Comment

Making the case that the 'Stand Your Ground Law' does not shield George Zimmerman from prosecution under Florida law.

60
Obdicut (Now with 2% less brain)3/24/2012 4:50:17 pm PDT

re: #59 Daniel Ballard

And you expect I have absorbed all that enough to answer already? This afternoon?

To answer what?

Those too will be case by case.

I’m not sure what this means. Of course they’ll be case by case.

nd questions remain. How do we address and proportion the positive difference this law might have made out there?

I’m sure it may have made some positive differences. So would a law that allowed people to hunt down and shoot people. That’s not that relevant.

What of good proper outcomes that no one has complained about?

The difference between this law, and other self-defense laws, is it takes away the obligation to retreat if able.

I see no value, at all, in taking away that obligation, since retreat is always the best way to avoid being injured or killed, anyway.

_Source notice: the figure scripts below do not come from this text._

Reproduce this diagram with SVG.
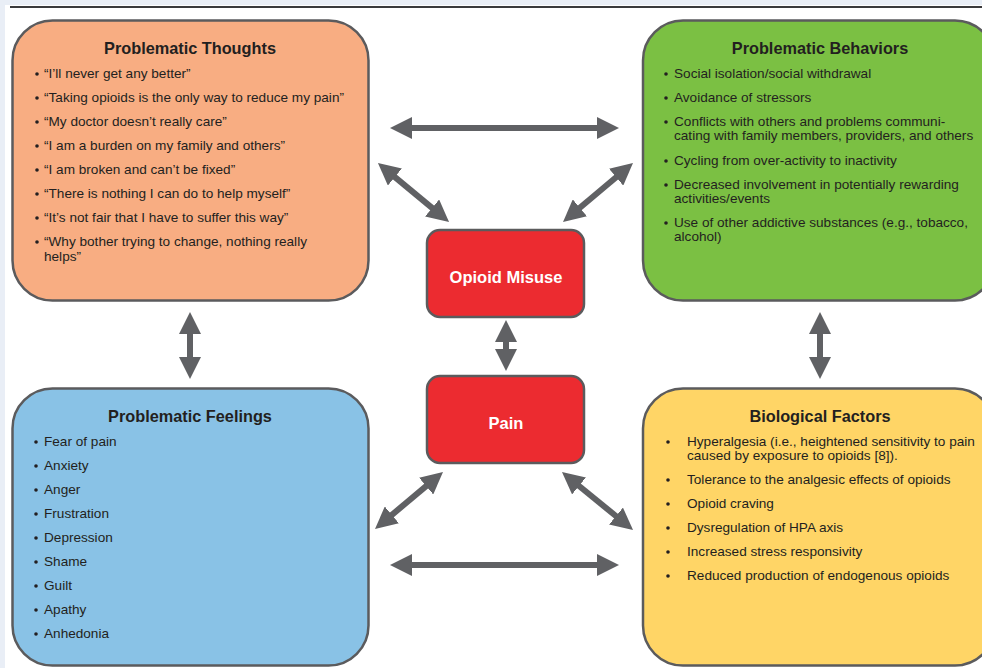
<svg xmlns="http://www.w3.org/2000/svg" width="982" height="668" viewBox="0 0 982 668">
<defs>
<style>
.bg{fill:#e9eef6}
.box{stroke:#5b5b5d;stroke-width:2.5}
.title{font-family:"Liberation Sans",Arial,sans-serif;font-weight:bold;font-size:16.3px;fill:#231f20;text-anchor:middle}
.item{font-family:"Liberation Sans",Arial,sans-serif;font-size:13.6px;fill:#231f20}
.bul{fill:#231f20}
.ctext{font-family:"Liberation Sans",Arial,sans-serif;font-weight:bold;font-size:16.5px;fill:#ffffff;text-anchor:middle}
.arr{stroke:#606164;stroke-width:6;fill:none;marker-start:url(#head);marker-end:url(#head)}
</style>
<marker id="head" markerUnits="userSpaceOnUse" markerWidth="22" markerHeight="22" refX="7" refY="11" orient="auto-start-reverse" viewBox="0 0 22 22">
<path d="M0,0 L22,11 L0,22 Z" fill="#606164"/>
</marker>
</defs>
<rect x="0" y="0" width="982" height="668" fill="#ffffff"/>
<rect class="bg" x="0" y="0" width="982" height="5"/>
<rect class="bg" x="0" y="0" width="5" height="668"/>
<line x1="10" y1="7" x2="982" y2="7" stroke="#3a3a3c" stroke-width="2"/>

<g id="thoughts">
<rect class="box" x="12.5" y="20.5" width="356" height="280" rx="40" fill="#f8ad82"/>
<text class="title" x="190" y="54">Problematic Thoughts</text>
<g class="bul"><circle cx="37" cy="74" r="1.8"/><circle cx="37" cy="98" r="1.8"/><circle cx="37" cy="122" r="1.8"/><circle cx="37" cy="146" r="1.8"/><circle cx="37" cy="170" r="1.8"/><circle cx="37" cy="194" r="1.8"/><circle cx="37" cy="218" r="1.8"/><circle cx="37" cy="242" r="1.8"/></g>
<text class="item" x="44" y="78">“I’ll never get any better”</text>
<text class="item" x="44" y="102">“Taking opioids is the only way to reduce my pain”</text>
<text class="item" x="44" y="126">“My doctor doesn’t really care”</text>
<text class="item" x="44" y="150">“I am a burden on my family and others”</text>
<text class="item" x="44" y="174">“I am broken and can’t be fixed”</text>
<text class="item" x="44" y="198">“There is nothing I can do to help myself”</text>
<text class="item" x="44" y="222">“It’s not fair that I have to suffer this way”</text>
<text class="item" x="44" y="246">“Why bother trying to change, nothing really</text>
<text class="item" x="44" y="261">helps”</text>
</g>

<g id="behaviors">
<rect class="box" x="643" y="20.5" width="352" height="280" rx="40" fill="#7bc043"/>
<text class="title" x="820" y="54">Problematic Behaviors</text>
<g class="bul"><circle cx="666" cy="74" r="1.8"/><circle cx="666" cy="98" r="1.8"/><circle cx="666" cy="122" r="1.8"/><circle cx="666" cy="161" r="1.8"/><circle cx="666" cy="185" r="1.8"/><circle cx="666" cy="223" r="1.8"/></g>
<text class="item" x="674" y="78">Social isolation/social withdrawal</text>
<text class="item" x="674" y="102">Avoidance of stressors</text>
<text class="item" x="674" y="126">Conflicts with others and problems communi-</text>
<text class="item" x="674" y="140">cating with family members, providers, and others</text>
<text class="item" x="674" y="165">Cycling from over-activity to inactivity</text>
<text class="item" x="674" y="189">Decreased involvement in potentially rewarding</text>
<text class="item" x="674" y="203">activities/events</text>
<text class="item" x="674" y="227">Use of other addictive substances (e.g., tobacco,</text>
<text class="item" x="674" y="241">alcohol)</text>
</g>

<g id="feelings">
<rect class="box" x="12.5" y="388.5" width="356" height="277" rx="40" fill="#89c2e6"/>
<text class="title" x="190" y="422">Problematic Feelings</text>
<g class="bul"><circle cx="36" cy="442" r="1.8"/><circle cx="36" cy="466" r="1.8"/><circle cx="36" cy="490" r="1.8"/><circle cx="36" cy="514" r="1.8"/><circle cx="36" cy="538" r="1.8"/><circle cx="36" cy="562" r="1.8"/><circle cx="36" cy="586" r="1.8"/><circle cx="36" cy="610" r="1.8"/><circle cx="36" cy="634" r="1.8"/></g>
<text class="item" x="44" y="446">Fear of pain</text>
<text class="item" x="44" y="470">Anxiety</text>
<text class="item" x="44" y="494">Anger</text>
<text class="item" x="44" y="518">Frustration</text>
<text class="item" x="44" y="542">Depression</text>
<text class="item" x="44" y="566">Shame</text>
<text class="item" x="44" y="590">Guilt</text>
<text class="item" x="44" y="614">Apathy</text>
<text class="item" x="44" y="638">Anhedonia</text>
</g>

<g id="biological">
<rect class="box" x="643" y="388.5" width="352" height="277" rx="40" fill="#ffd566"/>
<text class="title" x="820" y="422">Biological Factors</text>
<g class="bul"><circle cx="668" cy="442" r="1.8"/><circle cx="668" cy="480" r="1.8"/><circle cx="668" cy="504" r="1.8"/><circle cx="668" cy="528" r="1.8"/><circle cx="668" cy="552" r="1.8"/><circle cx="668" cy="576" r="1.8"/></g>
<text class="item" x="687" y="446">Hyperalgesia (i.e., heightened sensitivity to pain</text>
<text class="item" x="687" y="460">caused by exposure to opioids [8]).</text>
<text class="item" x="687" y="484">Tolerance to the analgesic effects of opioids</text>
<text class="item" x="687" y="508">Opioid craving</text>
<text class="item" x="687" y="532">Dysregulation of HPA axis</text>
<text class="item" x="687" y="556">Increased stress responsivity</text>
<text class="item" x="687" y="580">Reduced production of endogenous opioids</text>
</g>

<g id="opioid-misuse">
<rect class="box" x="427" y="230" width="157" height="87" rx="13" fill="#ec2b30"/>
<text class="ctext" x="506" y="283">Opioid Misuse</text>
</g>

<g id="pain">
<rect class="box" x="427" y="376" width="157" height="87" rx="13" fill="#ec2b30"/>
<text class="ctext" x="506" y="429">Pain</text>
</g>

<g id="connectors">
<line class="arr" x1="405" y1="128" x2="604" y2="128"/>
<line class="arr" x1="405" y1="565" x2="604" y2="565"/>
<line class="arr" x1="389.5" y1="172.6" x2="437.5" y2="212.4"/>
<line class="arr" x1="574.5" y1="212.3" x2="621.5" y2="172.7"/>
<line class="arr" x1="431.5" y1="481.6" x2="386.5" y2="519.4"/>
<line class="arr" x1="573.6" y1="481.5" x2="621.4" y2="520.5"/>
<line class="arr" x1="506" y1="335" x2="506" y2="356"/>
<line class="arr" x1="190" y1="327" x2="190" y2="364"/>
<line class="arr" x1="820" y1="327" x2="820" y2="364"/>
</g>
</svg>
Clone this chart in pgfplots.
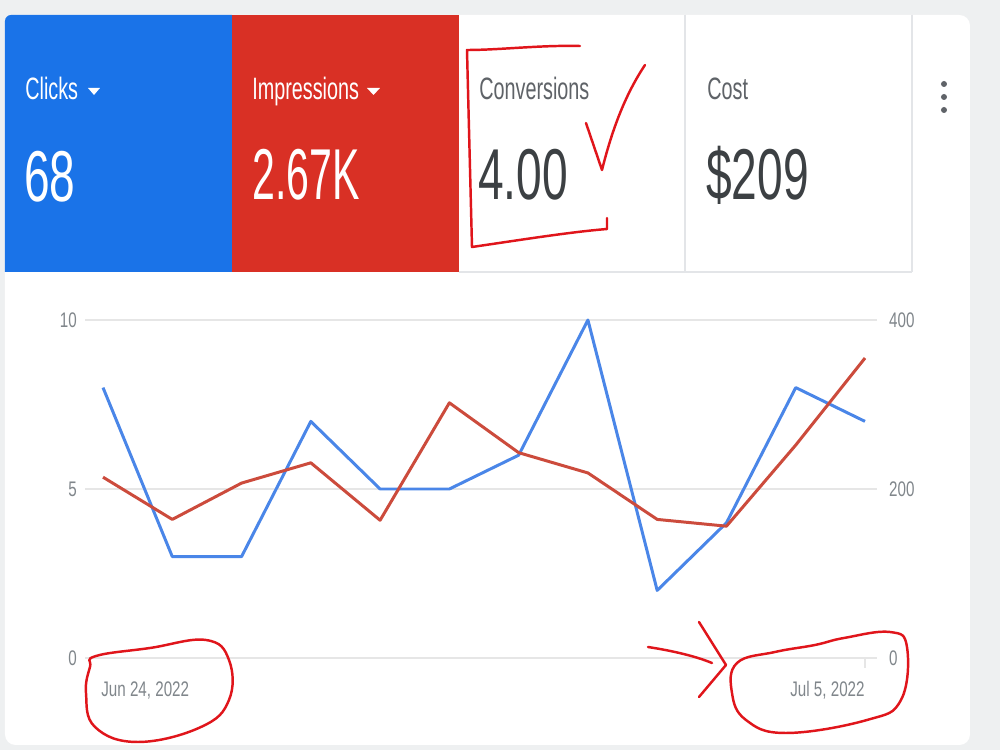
\documentclass[border=0pt]{standalone}
\usepackage{fontspec}
\setmainfont{Liberation Sans}
\usepackage{graphicx}
\usepackage{pgfplots}
\pgfplotsset{compat=1.18}
\definecolor{tileblue}{HTML}{1A73E8}
\definecolor{tilered}{HTML}{D93025}
\definecolor{lineblue}{HTML}{4A86E8}
\definecolor{linered}{HTML}{CC4B3C}
\definecolor{bggray}{HTML}{EEF0F1}
\definecolor{sepgray}{HTML}{E3E5E8}
\definecolor{gridgray}{HTML}{E6E6E6}
\definecolor{ticklbl}{HTML}{80868B}
\definecolor{lblgray}{HTML}{5F6368}
\definecolor{numgray}{HTML}{3C4043}
\definecolor{ink}{HTML}{E0151B}
\newcommand{\sq}[1]{\scalebox{0.72}[1]{#1}}
\newcommand{\sqt}[1]{\scalebox{0.64}[1]{#1}}
\newcommand{\lblfont}{\fontsize{17.6}{18}\selectfont}
\newcommand{\numfont}{\fontsize{41}{41}\selectfont}
\newcommand{\tkfont}{\fontsize{12}{12}\selectfont}
\begin{document}
\begin{tikzpicture}
\path[use as bounding box] (0,0) rectangle (200mm,150mm);
\begin{scope}[x=0.2mm,y=-0.2mm,yshift=150mm]
  % background and card
  \fill[bggray] (0,0) rectangle (1000,750);
  \fill[white, rounded corners=6] (5,15) rectangle (970,745);
  \fill[tileblue] (5,272) -- (5,21) arc[start angle=180,end angle=270,radius=6] -- (232,15) -- (232,272) -- cycle;
  \fill[tilered] (232,15) rectangle (459,272);
  \draw[sepgray, line width=0.8pt] (685,15) -- (685,272);
  \draw[sepgray, line width=0.8pt] (912,15) -- (912,272);
  \draw[sepgray, line width=0.8pt] (459,272) -- (912,272);
  % menu dots
  \foreach \yy in {84,97,110} \fill[lblgray] (944,\yy) circle (3);
  % tile texts
  \node[anchor=base west, inner sep=0, text=white] at (25,100) {\lblfont\sqt{Clicks}};
  \node[anchor=base west, inner sep=0, text=white] at (24,202) {\numfont\sqt{68}};
  \fill[white] (88,88) -- (100,88) -- (94,95) -- cycle;
  \node[anchor=base west, inner sep=0, text=white] at (252,100) {\lblfont\sqt{Impressions}};
  \node[anchor=base west, inner sep=0, text=white] at (252,200) {\numfont\scalebox{0.57}[1]{2.67K}};
  \fill[white] (367,88) -- (380,88) -- (373.5,95) -- cycle;
  \node[anchor=base west, inner sep=0, text=lblgray] at (479,100) {\lblfont\sqt{Conversions}};
  \node[anchor=base west, inner sep=0, text=numgray] at (478,200) {\numfont\sqt{4.00}};
  \node[anchor=base west, inner sep=0, text=lblgray] at (707,100) {\lblfont\sqt{Cost}};
  \node[anchor=base west, inner sep=0, text=numgray] at (706,200) {\numfont\sqt{\$209}};
  % date labels
  \node[anchor=base west, inner sep=0, text=ticklbl] at (101,697) {\tkfont\sq{Jun 24, 2022}};
  \node[anchor=base east, inner sep=0, text=ticklbl] at (865,697) {\tkfont\sq{Jul 5, 2022}};
  \draw[gridgray, line width=0.8pt] (865,658) -- (865,668);
\end{scope}
% Clicks (left axis)
\begin{axis}[at={(17mm,18.4mm)}, anchor=south west, scale only axis,
  width=158.4mm, height=67.6mm,
  xmin=-0.26, xmax=11.173, ymin=0, ymax=10,
  xtick=\empty, ytick={0,5,10},
  yticklabels={\sq{0},\sq{5},\sq{10}},
  yticklabel style={font=\tkfont, text=ticklbl, xshift=-0.4mm},
  ymajorgrids, grid style={gridgray, line width=1.3pt},
  axis line style={draw=none}, major tick length=0pt,
  clip=false]
\addplot[lineblue, line width=1.7pt, line join=round] coordinates {
(0,8) (1,3) (2,3) (3,7) (4,5) (5,5) (6,6) (7,10) (8,2) (9,4) (10,8) (11,7)};
\end{axis}
% Impressions (right axis)
\begin{axis}[at={(17mm,18.4mm)}, anchor=south west, scale only axis,
  width=158.4mm, height=67.6mm,
  xmin=-0.26, xmax=11.173, ymin=0, ymax=400,
  xtick=\empty, ytick={0,200,400},
  yticklabels={\sq{0},\sq{200},\sq{400}},
  yticklabel pos=right,
  yticklabel style={font=\tkfont, text=ticklbl, xshift=1.2mm},
  axis line style={draw=none}, major tick length=0pt,
  clip=false]
\addplot[linered, line width=1.7pt, line join=round] coordinates {
(0,214) (1,164) (2,207) (3,231) (4,163) (5,302) (6,243) (7,219) (8,164) (9,156) (10,252) (11,355)};
\end{axis}
% hand-drawn annotations
\begin{scope}[x=0.2mm,y=-0.2mm,yshift=150mm]
  \draw[ink, line width=1.4pt, line cap=round, line join=round] (580,46) .. controls (540,45) and (500,50) .. (467,50) -- (472,247) .. controls (520,240) and (570,232) .. (607,229) -- (607,218);
  \draw[ink, line width=1.4pt, line cap=round, line join=round] (586,123) -- (602,170) .. controls (612,130) and (625,95) .. (645,65);
  \draw[ink, line width=1.4pt, line cap=round] plot[smooth cycle, tension=0.7] coordinates {
    (96,656) (150,648) (206,640) (229,660) (229,700) (201,727) (138,742) (95,727) (86,693) (90,667)};
  \draw[ink, line width=1.4pt, line cap=round] plot[smooth cycle, tension=0.7] coordinates {
    (737,663) (775,652) (815,645) (844,638) (890,632) (907,647) (901,700) (867,720) (786,733) (746,720) (732,693)};
  \draw[ink, line width=1.4pt, line cap=round] (648,647) .. controls (680,652) and (700,658) .. (712,663);
  \draw[ink, line width=1.4pt, line cap=round, line join=round] (699,622) -- (726,665) -- (699,697);
\end{scope}
\end{tikzpicture}
\end{document}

I fully support the use of self-defense when unable to retreat, or when you’re responsible for others— children, an invalid wife— who can’t flee. But in those cases, I still don’t support the right to simply open fire, but the need to warn beforehand.

This is a perfectly reasonable position, and not some sort of crazy “I hate guns” position, and it’s getting really aggravating that it’s being treated as such.